• **Available records**:
((

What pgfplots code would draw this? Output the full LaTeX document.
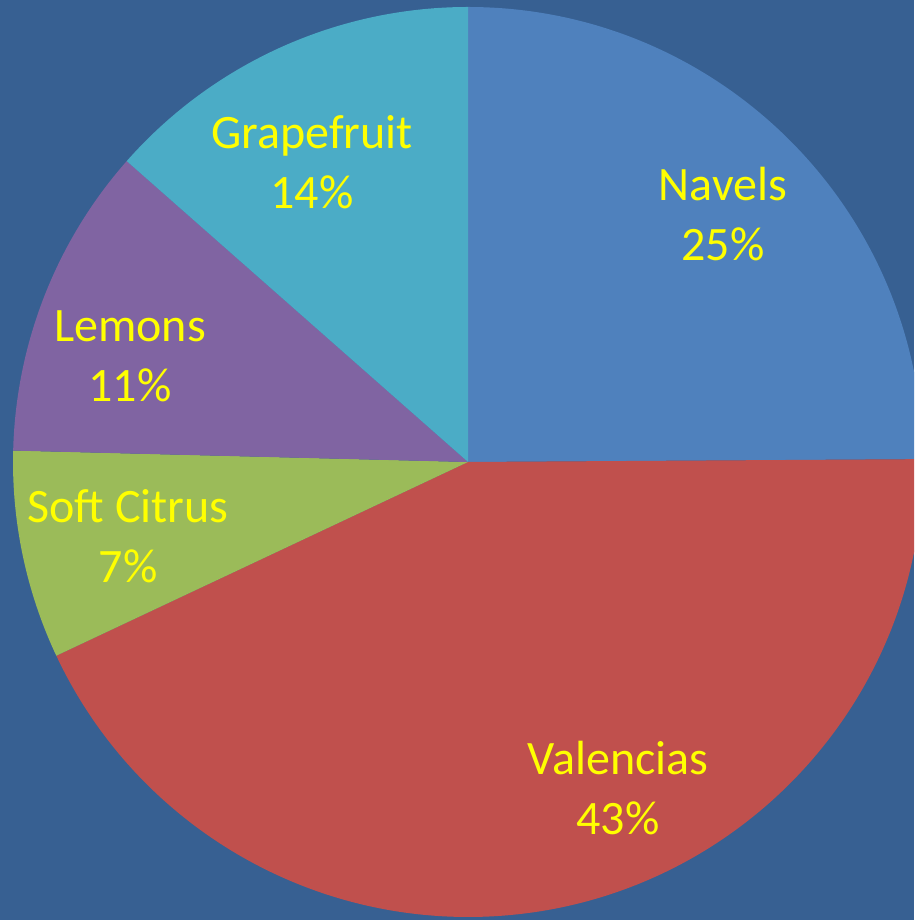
\documentclass[border=0pt]{standalone}
\usepackage{pgfplots}
\usepackage{pgfplotstable}
\pgfplotsset{compat=1.18}
\usepackage{fontspec}
\setmainfont{Carlito}
\definecolor{bg}{HTML}{376092}
\definecolor{cnav}{HTML}{4F81BD}
\definecolor{cval}{HTML}{C0504D}
\definecolor{csoft}{HTML}{9BBB59}
\definecolor{clem}{HTML}{8064A2}
\definecolor{cgrape}{HTML}{4BACC6}
\definecolor{lab}{HTML}{FFFF00}
\pgfplotstableread{
name value
Navels 24.9
Valencias 43.1
SoftCitrus 7.4
Lemons 11.1
Grapefruit 13.5
}\piedata
\pgfplotstablegetelem{0}{value}\of\piedata \let\vA\pgfplotsretval
\pgfplotstablegetelem{1}{value}\of\piedata \let\vB\pgfplotsretval
\pgfplotstablegetelem{2}{value}\of\piedata \let\vC\pgfplotsretval
\pgfplotstablegetelem{3}{value}\of\piedata \let\vD\pgfplotsretval
\pgfplotstablegetelem{4}{value}\of\piedata \let\vE\pgfplotsretval
\pgfmathsetmacro{\aA}{90-3.6*\vA}
\pgfmathsetmacro{\aB}{\aA-3.6*\vB}
\pgfmathsetmacro{\aC}{\aB-3.6*\vC}
\pgfmathsetmacro{\aD}{\aC-3.6*\vD}
\pgfmathsetmacro{\aE}{\aD-3.6*\vE}
\begin{document}
\begin{tikzpicture}
\begin{axis}[
  scale only axis, width=914pt, height=920pt,
  xmin=0, xmax=914, ymin=0, ymax=920,
  axis lines=none, ticks=none,
]
\fill[bg] (rel axis cs:0,0) rectangle (rel axis cs:1,1);
\def\R{455pt}
\fill[cnav] (axis cs:468,458) -- ++(90:\R) arc[start angle=90, end angle=\aA, radius=\R] -- cycle;
\fill[cval] (axis cs:468,458) -- ++(\aA:\R) arc[start angle=\aA, end angle=\aB, radius=\R] -- cycle;
\fill[csoft] (axis cs:468,458) -- ++(\aB:\R) arc[start angle=\aB, end angle=\aC, radius=\R] -- cycle;
\fill[clem] (axis cs:468,458) -- ++(\aC:\R) arc[start angle=\aC, end angle=\aD, radius=\R] -- cycle;
\fill[cgrape] (axis cs:468,458) -- ++(\aD:\R) arc[start angle=\aD, end angle=\aE, radius=\R] -- cycle;
\tikzset{lbl/.style={text=lab, font=\fontsize{48}{60}\selectfont, align=center, inner sep=0pt}}
\node[lbl] at (axis cs:723,706) {Navels\\25\%};
\node[lbl] at (axis cs:618,132) {Valencias\\43\%};
\node[lbl] at (axis cs:128,384) {Soft Citrus\\7\%};
\node[lbl] at (axis cs:130,564) {Lemons\\11\%};
\node[lbl] at (axis cs:312,758) {Grapefruit\\14\%};
\end{axis}
\end{tikzpicture}
\end{document}
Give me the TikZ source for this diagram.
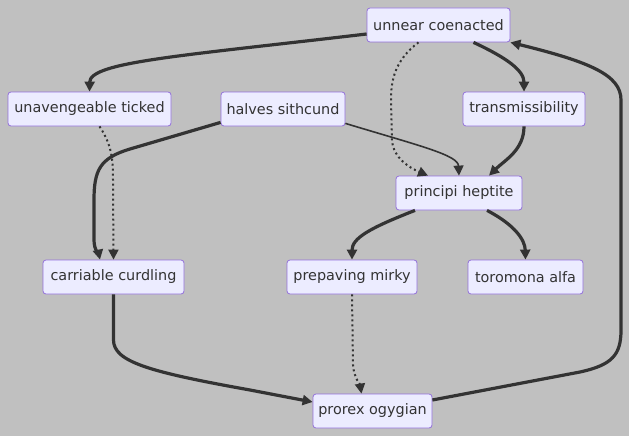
\documentclass[tikz,border=0pt]{standalone}
\usepackage{fontspec}
\setmainfont{DejaVu Sans}
\usetikzlibrary{arrows.meta}
\definecolor{bgc}{HTML}{C0C0C0}
\definecolor{nodefill}{HTML}{ECECFF}
\definecolor{nodeline}{HTML}{9370DB}
\definecolor{edgec}{HTML}{333333}
\begin{document}
\begin{tikzpicture}[x=1pt,y=-1pt,
  box/.style={draw=nodeline, fill=nodefill, rounded corners=3pt, minimum height=34pt,
    inner sep=0pt, font=\fontsize{14.4}{16}\selectfont, text=edgec, line width=0.8pt},
  link/.style={draw=edgec, line width=1.6pt, -{Triangle[length=10pt,width=10pt]}},
  tlink/.style={link, line width=3.2pt},
  dlink/.style={link, line width=2pt, dash pattern=on 2pt off 3pt}]
\fill[bgc] (0,0) rectangle (629,436);
\useasboundingbox (0,0) rectangle (629,436);

\node[box, minimum width=143pt] (u)  at (438.5,25)  {unnear coenacted};
\node[box, minimum width=163pt] (ua) at (89.5,109)  {unavengeable ticked};
\node[box, minimum width=124pt] (h)  at (283,109)   {halves sithcund};
\node[box, minimum width=122pt] (t)  at (524,109)   {transmissibility};
\node[box, minimum width=126pt] (p)  at (459,193)   {principi heptite};
\node[box, minimum width=141pt] (c)  at (113.5,277) {carriable curdling};
\node[box, minimum width=130pt] (pm) at (352,277)   {prepaving mirky};
\node[box, minimum width=115pt] (ta) at (525.5,277) {toromona alfa};
\node[box, minimum width=119pt] (pr) at (372.5,411) {prorex ogygian};

% unnear -> unavengeable
\draw[tlink] ([yshift=-9pt]u.west) .. controls (180,56) and (90,62) .. (ua.north);
% unnear -> transmissibility
\draw[tlink] ([xshift=35pt]u.south) .. controls (505,57) and (524,70) .. (t.north);
% unnear -> principi (dotted)
\draw[dlink] ([xshift=-20pt]u.south) .. controls (395,60) and (391,80) .. (391,100)
  -- (392,140) .. controls (393,158) and (410,168) .. ([xshift=-31pt]p.north);
% halves -> carriable
\draw[tlink] ([yshift=4pt]h.south west) -- (130,149) .. controls (100,158) and (94,170) .. (94,200)
  -- (94,240) .. controls (94,250) and (99,255) .. ([xshift=-13.5pt]c.north);
% unavengeable -> carriable (dotted)
\draw[dlink] ([xshift=10pt]ua.south) .. controls (112,145) and (113,160) .. (113,180) -- (c.north);
% halves -> principi
\draw[link] ([yshift=3pt]h.south east) .. controls (420,146) and (458,155) .. (p.north);
% transmissibility -> principi
\draw[tlink] (t.south) .. controls (524,150) and (505,160) .. ([xshift=30pt]p.north);
% principi -> prepaving
\draw[tlink] ([xshift=-44pt]p.south) .. controls (370,228) and (352,238) .. (pm.north);
% principi -> toromona
\draw[tlink] ([xshift=28pt]p.south) .. controls (515,225) and (525,240) .. (ta.north);
% prepaving -> prorex (dotted)
\draw[dlink] (pm.south) -- (353,365) .. controls (354,378) and (360,384) .. ([xshift=-11pt]pr.north);
% carriable -> prorex
\draw[tlink] (c.south) -- (113.5,340) .. controls (113.5,362) and (150,372) .. (250,390)
  -- ([yshift=9pt]pr.west);
% prorex -> unnear
\draw[tlink] ([yshift=11pt]pr.east) -- (580,372) .. controls (612,365) and (621,355) .. (621,330)
  -- (621,100) .. controls (621,75) and (590,62) .. (u.south east);
\end{tikzpicture}
\end{document}
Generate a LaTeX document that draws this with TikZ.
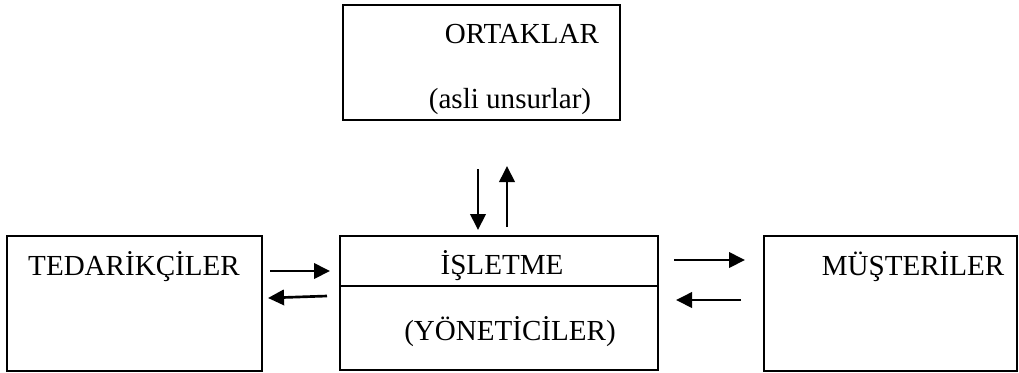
\documentclass[tikz,border=0pt]{standalone}
\usepackage{fontspec}
\setmainfont{Liberation Serif}
\usetikzlibrary{calc,arrows.meta}
\begin{document}
\begin{tikzpicture}[x=0.75pt,y=-0.75pt,
  box/.style={draw,line width=1.5pt,inner sep=0pt,minimum width=#1},
  lbl/.style={anchor=base,inner sep=0pt,font=\fontsize{21.8pt}{26pt}\selectfont},
  arr/.style={line width=2pt,-{Triangle[length=12pt,width=11.5pt]}}]
\useasboundingbox (0,0) rectangle (1019,372);
\node[box=277*0.75pt,minimum height=115*0.75pt] (ort) at (481.5,62.5) {};
\node[box=255*0.75pt,minimum height=135*0.75pt] (ted) at (134.5,303.5) {};
\node[box=318*0.75pt,minimum height=134*0.75pt] (isl) at (499,303) {};
\node[box=253*0.75pt,minimum height=135*0.75pt] (mus) at (890.5,303.5) {};
\draw[line width=1.5pt] (isl.west |- 0,286) -- (isl.east |- 0,286);
\node[lbl] (tort) at (522,43) {ORTAKLAR};
\node[lbl] (tasli) at (510,108) {(asli unsurlar)};
\node[lbl] (tted) at (134,275) {TEDARİKÇİLER};
\node[lbl] (tmus) at (913,275) {MÜŞTERİLER};
\node[lbl] (tisl) at (502,274) {İŞLETME};
\node[lbl] (tyon) at (510,340) {(YÖNETİCİLER)};
\draw[arr] ($(ort.south)+(-3.5,48)$) -- ($(isl.north)+(-21,-5)$);
\draw[arr] ($(isl.north)+(8,-8)$) -- ($(ort.south)+(25.5,45)$);
\draw[arr] ($(ted.east)+(7,-32.5)$) -- ($(isl.west)+(-9,-32)$);
\draw[arr] ($(isl.west)+(-12,-7)$) -- ($(ted.east)+(5,-5.5)$);
\draw[arr] ($(isl.east)+(15,-43)$) -- ($(mus.west)+(-18,-43.5)$);
\draw[arr] ($(mus.west)+(-22,-3.5)$) -- ($(isl.east)+(17,-3)$);
\end{tikzpicture}
\end{document}
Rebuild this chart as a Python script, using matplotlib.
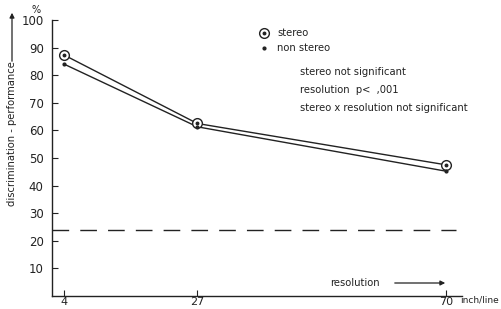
import matplotlib
matplotlib.use("Agg")
import matplotlib.pyplot as plt

resolution = [4, 27, 70]
stereo = [87.3, 62.5, 47.5]
non_stereo = [84.0, 61.3, 45.2]
chance = 24
yticks = [10, 20, 30, 40, 50, 60, 70, 80, 90, 100]
xtick_labels = ["4", "27", "70"]

W, H = 501, 309
fig = plt.figure(figsize=(W / 100, H / 100), dpi=100)
plt.rcParams['font.family'] = ['DejaVu Sans']
ax = fig.add_axes([52 / W, 1 - 296 / H, (462 - 52) / W, (296 - 20) / H])
ink = "#222222"

ax.plot(resolution, stereo, color=ink, lw=1.0)
ax.plot(resolution, non_stereo, color=ink, lw=1.0)
ax.plot(resolution, stereo, 'o', ms=7, mfc='white', mec=ink, mew=1.0)
ax.plot(resolution, stereo, 'o', ms=1.8, color=ink)
ax.plot(resolution, non_stereo, 'o', ms=2.0, color=ink)
ax.axhline(chance, xmin=0, xmax=0.985, color=ink, lw=1.0, dashes=(12, 8))

ax.set_xlim(1.9, 72.7)
ax.set_ylim(0, 100)
ax.set_yticks(yticks)
ax.set_yticklabels([str(v) for v in yticks], fontsize=8.5, color=ink)
ax.set_xticks(resolution)
ax.set_xticklabels(xtick_labels, fontsize=8, color=ink)
ax.tick_params(axis='y', direction='in', length=4, pad=6, color=ink)
ax.tick_params(axis='x', direction='in', length=4, pad=0.5, color=ink)
for s in ['top', 'right']:
    ax.spines[s].set_visible(False)
for s in ['left', 'bottom']:
    ax.spines[s].set_color(ink)
    ax.spines[s].set_linewidth(1.0)

def fx(x):
    return x / W

def fy(y):
    return 1 - y / H

fs = 7.2
# legend
fig.lines.append(plt.Line2D([fx(264)], [fy(33)], marker='o', ms=7, mfc='white', mec=ink, mew=1.0, transform=fig.transFigure))
fig.lines.append(plt.Line2D([fx(264)], [fy(33)], marker='o', ms=1.8, color=ink, transform=fig.transFigure))
fig.lines.append(plt.Line2D([fx(264)], [fy(48)], marker='o', ms=2.0, color=ink, transform=fig.transFigure))
fig.text(fx(277), fy(33), "stereo", fontsize=fs, va='center', color=ink)
fig.text(fx(277), fy(48), "non stereo", fontsize=fs, va='center', color=ink)
fig.text(fx(300), fy(72), "stereo not significant", fontsize=fs, va='center', color=ink)
fig.text(fx(300), fy(90), "resolution  p<  ,001", fontsize=fs, va='center', color=ink)
fig.text(fx(300), fy(108), "stereo x resolution not significant", fontsize=fs, va='center', color=ink)

# y label with arrow
fig.text(fx(12), fy(134), "discrimination - performance", fontsize=fs, rotation=90,
         va='center', ha='center', color=ink)
fig.add_artist(matplotlib.patches.FancyArrowPatch((fx(12), fy(64)), (fx(12), fy(10)),
               transform=fig.transFigure, arrowstyle='-|>', mutation_scale=7, lw=0.9, color=ink))
fig.text(fx(36), fy(10), "%", fontsize=7, ha='center', va='center', color=ink)

# x annotation
fig.text(fx(330), fy(283), "resolution", fontsize=fs, va='center', color=ink)
fig.add_artist(matplotlib.patches.FancyArrowPatch((fx(392), fy(283)), (fx(448), fy(283)),
               transform=fig.transFigure, arrowstyle='-|>', mutation_scale=7, lw=0.9, color=ink))
fig.text(fx(460), fy(300), "inch/line", fontsize=6.5, va='center', color=ink)

fig.savefig("out.png", dpi=100)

))

Count the lines in the records above that contain the word "LaTeX", and reply with only that number.

• **Reply to the task**:
2